**Requirement**
Omit every picture, and retype the lines that run from the beginning of the data below through the line containing "const bucalMax = [1380000, 6000000];", inclusive.
::: Data section :::
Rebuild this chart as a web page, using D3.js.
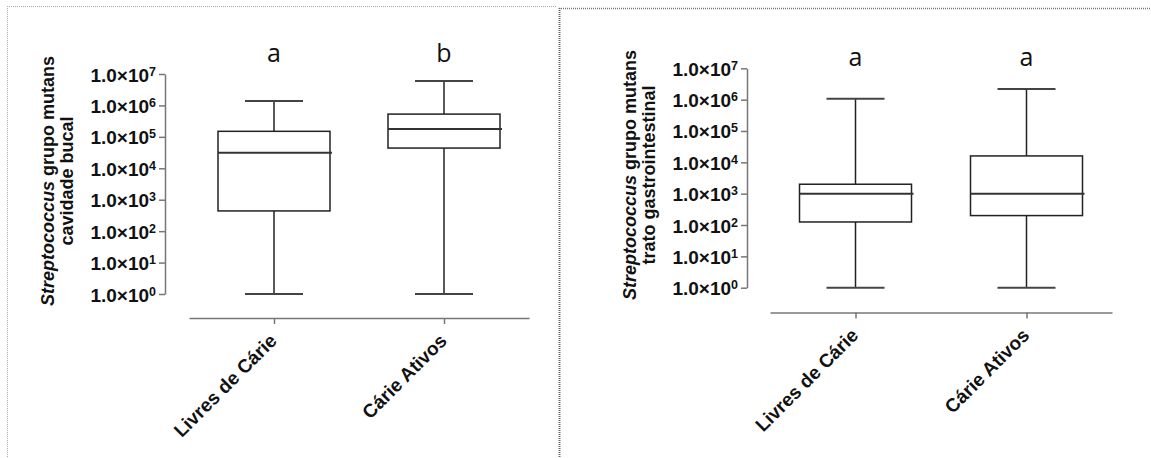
<!DOCTYPE html>
<html>
<head>
<meta charset="utf-8">
<script src="https://cdn.jsdelivr.net/npm/d3@7"></script>
<style>
  body { margin: 0; background: #fff; }
  svg { display: block; }
  .lbl { font-family: "Liberation Sans", Arial, sans-serif; font-weight: bold; fill: #111; }
</style>
</head>
<body>
<div id="chart"></div>
<script>
// grupos e letras de significância
const groups = ["Livres de Cárie", "Cárie Ativos"];
const letrasBucal = ["a", "b"];
const letrasGI = ["a", "a"];

// cavidade bucal (UFC)
const bucalMin = [1, 1];
const bucalQ1 = [440, 44000];
const bucalMed = [31000, 178000];
const bucalQ3 = [150000, 530000];
const bucalMax = [1380000, 6000000];

// trato gastrointestinal
const giMin = [1, 1];
const giQ1 = [125, 200];
const giMed = [1000, 1000];
const giQ3 = [2000, 16000];
const giMax = [1070000, 2190000];

// ticks do eixo y: 1.0x10^0 ... 1.0x10^7
const tickExps = [0, 1, 2, 3, 4, 5, 6, 7];

const W = 1151, H = 458;
const svg = d3.select("#chart").append("svg")
    .attr("width", W)
    .attr("height", H);

// molduras pontilhadas
svg.append("line").attr("x1", 7).attr("x2", 556).attr("y1", 6.5).attr("y2", 6.5)
    .attr("stroke", "#aaa").attr("stroke-dasharray", "1,1");
svg.append("line").attr("x1", 7.5).attr("x2", 7.5).attr("y1", 6).attr("y2", H)
    .attr("stroke", "#aaa").attr("stroke-dasharray", "1,1");
svg.append("line").attr("x1", 559.5).attr("x2", 559.5).attr("y1", 8).attr("y2", H)
    .attr("stroke", "#666").attr("stroke-width", 2).attr("stroke-dasharray", "1,1");
svg.append("line").attr("x1", 559).attr("x2", W).attr("y1", 8.5).attr("y2", 8.5)
    .attr("stroke", "#777").attr("stroke-width", 1.5).attr("stroke-dasharray", "1,1");

function drawPanel(p) {
    const g = svg.append("g");
    const y = d3.scaleLog().domain([1, 1e7]).range([p.yBottom, p.yTop]);
    const x = d3.scalePoint().domain(groups).range([p.xLeft, p.xRight]).padding(0.5);
    const boxW = 112, capW = 58;

    // eixo y
    const yAxis = g.append("g")
        .attr("transform", `translate(${p.axisX},0)`)
        .call(d3.axisLeft(y)
            .tickValues(tickExps.map(e => Math.pow(10, e)))
            .tickSize(6)
            .tickSizeOuter(0)
            .tickFormat(""));
    yAxis.selectAll("path, line").attr("stroke", "#777").attr("stroke-width", 1.5);

    yAxis.selectAll(".tick").each(function(d) {
        const t = d3.select(this).append("text")
            .attr("class", "lbl")
            .attr("x", -9)
            .attr("y", 7)
            .attr("text-anchor", "end")
            .attr("font-size", 19);
        t.append("tspan").text("1.0\u00d710");
        t.append("tspan").attr("font-size", 12.5).attr("dy", -6).text(Math.round(Math.log10(d)));
    });

    // eixo x
    const xAxis = g.append("g")
        .attr("transform", `translate(0,${p.axisY})`)
        .call(d3.axisBottom(x).tickSize(6).tickSizeOuter(0).tickFormat(""));
    xAxis.selectAll("path, line").attr("stroke", "#777").attr("stroke-width", 1.5);

    groups.forEach((name, i) => {
        const cx = x(name);
        g.append("text")
            .attr("class", "lbl")
            .attr("font-size", 19)
            .attr("text-anchor", "end")
            .attr("transform", `translate(${cx + 4},${p.axisY + 24}) rotate(-45)`)
            .text(name);

        // bigodes
        g.append("line").attr("x1", cx).attr("x2", cx)
            .attr("y1", y(p.max[i])).attr("y2", y(p.q3[i]))
            .attr("stroke", "#222").attr("stroke-width", 1.5);
        g.append("line").attr("x1", cx).attr("x2", cx)
            .attr("y1", y(p.q1[i])).attr("y2", y(p.min[i]))
            .attr("stroke", "#222").attr("stroke-width", 1.5);
        [p.max[i], p.min[i]].forEach(v => {
            g.append("line").attr("x1", cx - capW / 2).attr("x2", cx + capW / 2)
                .attr("y1", y(v)).attr("y2", y(v))
                .attr("stroke", "#444").attr("stroke-width", 2);
        });

        // caixa
        g.append("rect")
            .attr("x", cx - boxW / 2)
            .attr("y", y(p.q3[i]))
            .attr("width", boxW)
            .attr("height", y(p.q1[i]) - y(p.q3[i]))
            .attr("fill", "none")
            .attr("stroke", "#222")
            .attr("stroke-width", 1.5);
        g.append("line").attr("x1", cx - boxW / 2).attr("x2", cx + boxW / 2 + 2)
            .attr("y1", y(p.med[i])).attr("y2", y(p.med[i]))
            .attr("stroke", "#333").attr("stroke-width", 2);

        // letra de significância
        g.append("text")
            .attr("x", cx)
            .attr("y", p.letterY)
            .attr("text-anchor", "middle")
            .attr("font-family", "'Open Sans', sans-serif")
            .attr("font-size", 25)
            .attr("fill", "#111")
            .text(p.letters[i]);
    });

    // título do eixo y
    const midY = (p.yTop + p.yBottom) / 2 - 3;
    const t1 = g.append("text")
        .attr("class", "lbl")
        .attr("font-size", 18)
        .attr("text-anchor", "middle")
        .attr("transform", `translate(${p.axisX - 111},${midY}) rotate(-90)`);
    t1.append("tspan").attr("font-style", "italic").text("Streptococcus");
    t1.append("tspan").text(" grupo mutans");
    g.append("text")
        .attr("class", "lbl")
        .attr("font-size", 18)
        .attr("text-anchor", "middle")
        .attr("transform", `translate(${p.axisX - 92},${midY}) rotate(-90)`)
        .text(p.title2);
}

drawPanel({
    axisX: 165, yTop: 74, yBottom: 294,
    axisY: 318, xLeft: 189, xRight: 529,
    letterY: 62, letters: letrasBucal, title2: "cavidade bucal",
    min: bucalMin, q1: bucalQ1, med: bucalMed, q3: bucalQ3, max: bucalMax
});

drawPanel({
    axisX: 747, yTop: 68.3, yBottom: 287.7,
    axisY: 312.5, xLeft: 770, xRight: 1112,
    letterY: 66, letters: letrasGI, title2: "trato gastrointestinal",
    min: giMin, q1: giQ1, med: giMed, q3: giQ3, max: giMax
});
</script>
</body>
</html>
:::
**Task solution**
Rebuild this chart as a web page, using D3.js.
<!DOCTYPE html>
<html>
<head>
<meta charset="utf-8">
<script src="https://cdn.jsdelivr.net/npm/d3@7"></script>
<style>
  body { margin: 0; background: #fff; }
  svg { display: block; }
  .lbl { font-family: "Liberation Sans", Arial, sans-serif; font-weight: bold; fill: #111; }
</style>
</head>
<body>
<div id="chart"></div>
<script>
// grupos e letras de significância
const groups = ["Livres de Cárie", "Cárie Ativos"];
const letrasBucal = ["a", "b"];
const letrasGI = ["a", "a"];

// cavidade bucal (UFC)
const bucalMin = [1, 1];
const bucalQ1 = [440, 44000];
const bucalMed = [31000, 178000];
const bucalQ3 = [150000, 530000];
const bucalMax = [1380000, 6000000];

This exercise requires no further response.